Steve Korris Oct. 17, 2013, 6:36am



Fourth District appellate judges praised Adams County Circuit Judge Mark Drummond for stopping a “speculative and conjectural” asbestos suit.

Justices John Turner, Robert Steigmann, and James Knecht affirmed Drummond’s summary judgment order against widow Virginia Bowles on Oct. 11.

Virginia’s lawyers at Wylder, Corwin and Kelly in Bloomington blamed Owens-Illinois and John Crane Inc. for the death of her husband, Jerald Bowles.

“A plaintiff cannot present her case to the jury unless there is sufficient evidence for the jury to conclude the defendant’s conduct was a cause of the injury,” Turner wrote.

“No testimony indicated decedent worked with John Crane products or was around people who regularly did so.

“In an attempt to show decedent’s exposure to Owens-Illinois asbestos products, plaintiff’s counsel has taken liberties with the deposition testimony.”

In an unusual twist at the end, Turner wrote, “In closing, we commend the trial court for its thorough and reasoned order on the motions for summary judgment.”

Jerald Bowles died of lung cancer in 2009, at age 71.

Virginia sued 11 companies, alleging wrongful death and conspiracy.

She claimed Jerald inhaled asbestos dust as a Navy radioman from 1955 to 1976, on the USS Floyd B. Parks and other ships.

She claimed asbestos dust came from gaskets John Crane had made and from Kaylo, an Owens-Illinois pipe insulator that witnesses saw in the boiler room.

She introduced depositions of four Navy men and two experts, but the evidence didn’t impress Drummond.

The judge found no showing had been made that Jerald ever installed or worked with asbestos that insulated pipes.

Drummond noted a lack of evidence that pipes in the radio room or near Jerald’s bunk contained an asbestos product manufactured by Owens-Illinois or John Crane.

He wrote that any claim that Jerald inhaled asbestos from either manufacturer would be based on speculation, guess, or conjecture.

He held that Virginia couldn’t show how often Kaylo was used or where and entered orders closing the entire case.

Virginia appealed his judgment for Owens-Illinois and John Crane.

Her evidence didn’t impress the Fourth District either.

“No evidence indicates the exact location where Owens-Illinois products might have been installed or how frequently decedent was in these locations,” Turner wrote.

“No evidence indicates the pipes in the radio room where decedent worked or the bunk where he slept contained Owens-Illinois asbestos products.

“No one can say Owens-Illinois products were frequently used in proximity to where decedent regularly worked.”

Turner continued that even if Kaylo was on the ship, Virginia hadn’t shown where it was placed or that Jerald worked or slept in areas where it was present.

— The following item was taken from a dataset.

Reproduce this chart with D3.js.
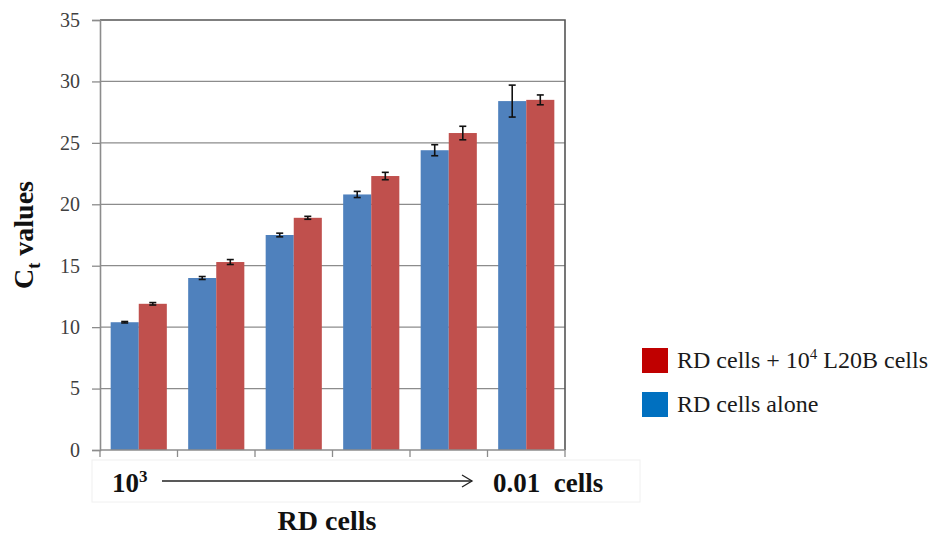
<!DOCTYPE html>
<html>
<head>
<meta charset="utf-8">
<script src="https://cdn.jsdelivr.net/npm/d3@7"></script>
<style>
  body { margin: 0; background: #fff; }
  svg text { font-family: "Liberation Serif", "DejaVu Serif", "Times New Roman", serif !important; }
</style>
</head>
<body>
<svg id="chart" width="935" height="537"></svg>
<script>
// dilution steps, 10^3 down to 0.01 cells
const groups = ["1e3", "1e2", "1e1", "1e0", "1e-1", "1e-2"];
const seriesNames = ["RD cells alone", "RD cells + 10⁴ L20B cells"];
const aloneValues = [10.4, 14.0, 17.5, 20.8, 24.4, 28.4];
const aloneErrors = [0.06, 0.12, 0.15, 0.25, 0.45, 1.3];
const mixValues = [11.9, 15.3, 18.9, 22.3, 25.8, 28.5];
const mixErrors = [0.1, 0.2, 0.12, 0.3, 0.55, 0.4];
const yTicks = [0, 5, 10, 15, 20, 25, 30, 35];

const barColors = ["#4F81BD", "#C0504D"];
const legendColors = ["#0070C0", "#C00000"];

const svg = d3.select('#chart');
const plotLeft = 100, plotRight = 565, plotTop = 20, plotBottom = 450;

const x = d3.scaleBand().domain(groups).range([plotLeft, plotRight]).paddingInner(0).paddingOuter(0);
const inner = d3.scaleBand().domain([0, 1]).range([0, x.bandwidth()]).paddingOuter(0.38).paddingInner(0);
const y = d3.scaleLinear().domain([0, 35]).range([plotBottom, plotTop]);

// gridlines
svg.append('g')
  .selectAll('line')
  .data(yTicks.filter(d => d > 0 && d < 35))
  .join('line')
  .attr('x1', plotLeft).attr('x2', plotRight)
  .attr('y1', d => y(d)).attr('y2', d => y(d))
  .attr('stroke', '#8c8c8c').attr('stroke-width', 1.3);

// top and right frame
svg.append('path')
  .attr('d', `M${plotLeft},${y(35)}H${plotRight}V${plotBottom}`)
  .attr('fill', 'none').attr('stroke', '#555').attr('stroke-width', 1.6);

// y axis
let yAxis = svg.append('g')
  .attr('transform', `translate(${plotLeft},0)`)
  .call(d3.axisLeft(y).tickValues(yTicks).tickSize(8).tickPadding(12));
yAxis.select('.domain').attr('stroke', '#8c8c8c').attr('stroke-width', 1.6);
yAxis.selectAll('.tick line').attr('stroke', '#8c8c8c').attr('stroke-width', 1.3);
yAxis.selectAll('.tick text')
  .attr('font-size', 20).attr('fill', '#404040');

// bars
const series = [
  { values: aloneValues, errors: aloneErrors },
  { values: mixValues, errors: mixErrors },
];

series.forEach((s, si) => {
  let g = svg.append('g');
  g.selectAll('rect')
    .data(groups)
    .join('rect')
    .attr('x', d => x(d) + inner(si))
    .attr('width', inner.bandwidth())
    .attr('y', (d, i) => y(s.values[i]))
    .attr('height', (d, i) => plotBottom - y(s.values[i]))
    .attr('fill', barColors[si]);
});

// x axis (category boundaries)
let xAxis = svg.append('g').attr('transform', `translate(0,${plotBottom})`);
xAxis.append('line')
  .attr('x1', plotLeft).attr('x2', plotRight)
  .attr('stroke', '#8c8c8c').attr('stroke-width', 1.6);
xAxis.selectAll('.cat-tick')
  .data(groups.concat(['end']))
  .join('line')
  .attr('class', 'cat-tick')
  .attr('x1', (d, i) => plotLeft + i * x.step())
  .attr('x2', (d, i) => plotLeft + i * x.step())
  .attr('y1', 0).attr('y2', 7)
  .attr('stroke', '#8c8c8c').attr('stroke-width', 1.3);

// error bars
series.forEach((s, si) => {
  let g = svg.append('g').attr('stroke', '#111').attr('stroke-width', 1.6);
  groups.forEach((d, i) => {
    let cx = x(d) + inner(si) + inner.bandwidth() / 2;
    let hi = y(s.values[i] + s.errors[i]);
    let lo = y(s.values[i] - s.errors[i]);
    g.append('line').attr('x1', cx).attr('x2', cx).attr('y1', hi).attr('y2', lo);
    g.append('line').attr('x1', cx - 3.5).attr('x2', cx + 3.5).attr('y1', hi).attr('y2', hi);
    g.append('line').attr('x1', cx - 3.5).attr('x2', cx + 3.5).attr('y1', lo).attr('y2', lo);
  });
});

// faint box under the axis with the dilution arrow
svg.append('rect')
  .attr('x', 92).attr('y', 460).attr('width', 548).attr('height', 42)
  .attr('fill', 'none').attr('stroke', '#f0f0f0').attr('stroke-width', 1);

let start = svg.append('text')
  .attr('x', 112).attr('y', 492)
  .attr('font-size', 27).attr('font-weight', 'bold').attr('fill', '#111');
start.append('tspan').text('10');
start.append('tspan').attr('font-size', 17).attr('dy', -10).text('3');

svg.append('line')
  .attr('x1', 162).attr('x2', 472).attr('y1', 481).attr('y2', 481)
  .attr('stroke', '#222').attr('stroke-width', 1.3);
svg.append('path')
  .attr('d', 'M462,475L472,481L462,487')
  .attr('fill', 'none').attr('stroke', '#222').attr('stroke-width', 1.3);

svg.append('text')
  .attr('x', 493).attr('y', 492)
  .attr('font-size', 27).attr('font-weight', 'bold').attr('fill', '#111')
  .attr('xml:space', 'preserve')
  .text('0.01  cells');

svg.append('text')
  .attr('x', 327).attr('y', 530).attr('text-anchor', 'middle')
  .attr('font-size', 28).attr('font-weight', 'bold').attr('fill', '#111')
  .text('RD cells');

// y label
let ylab = svg.append('text')
  .attr('transform', `translate(33,${y(17.5)}) rotate(-90)`)
  .attr('text-anchor', 'middle')
  .attr('font-size', 28).attr('font-weight', 'bold').attr('fill', '#111');
ylab.append('tspan').text('C');
ylab.append('tspan').attr('font-size', 18).attr('dy', 7).text('t');
ylab.append('tspan').attr('dy', -7).text(' values');

// legend (red entry listed first)
const legendItems = [
  { name: seriesNames[1], color: legendColors[1] },
  { name: seriesNames[0], color: legendColors[0] },
];
let legend = svg.append('g');
legendItems.forEach((d, i) => {
  let row = legend.append('g').attr('transform', `translate(642,${348 + i * 44})`);
  row.append('rect').attr('width', 26).attr('height', 25).attr('fill', d.color);
  let t = row.append('text').attr('x', 35).attr('y', 20)
    .attr('font-size', 24).attr('fill', '#1a1a1a');
  if (i === 0) {
    t.append('tspan').text('RD cells + 10');
    t.append('tspan').attr('font-size', 15).attr('dy', -9).text('4');
    t.append('tspan').attr('dy', 9).text(' L20B cells');
  } else {
    t.text(d.name);
  }
});
</script>
</body>
</html>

“A claim that decedent was exposed to Kaylo during his time on the Parks is wholly speculative,” he wrote.

As for John Crane, Turner wrote that expert Richard Hatfield showed the company’s gaskets would have released asbestos dust from routine maintenance.

“Hatfield’s study might be of benefit to plaintiffs in some asbestos cases but not this one,” Turner wrote.

He wrote that witness John Rogers stated his work with John Crane gaskets did not create dust when he worked with them.

He wrote that Jerald didn’t remove or install John Crane gaskets and that he worked in radio central, not the boiler room.

John Crane expert Thomas McCaffery testified that the ventilation system for the boiler room would be exhausted up the smokestack, Turner stated.

“As plaintiff notes, each asbestos exposure case must stand on its own facts,” he wrote.

“In this case, however, plaintiff’s claims that decedent was exposed to asbestos containing products of John Crane, as well as Owens-Illinois, is speculative and conjectural.”

Andrew Kelly of the Wylder firm represented Virginia at oral argument.

Matthew Fischer of Chicago represented Owens-Illinois, and Michael Pollard of Chicago represented John Crane.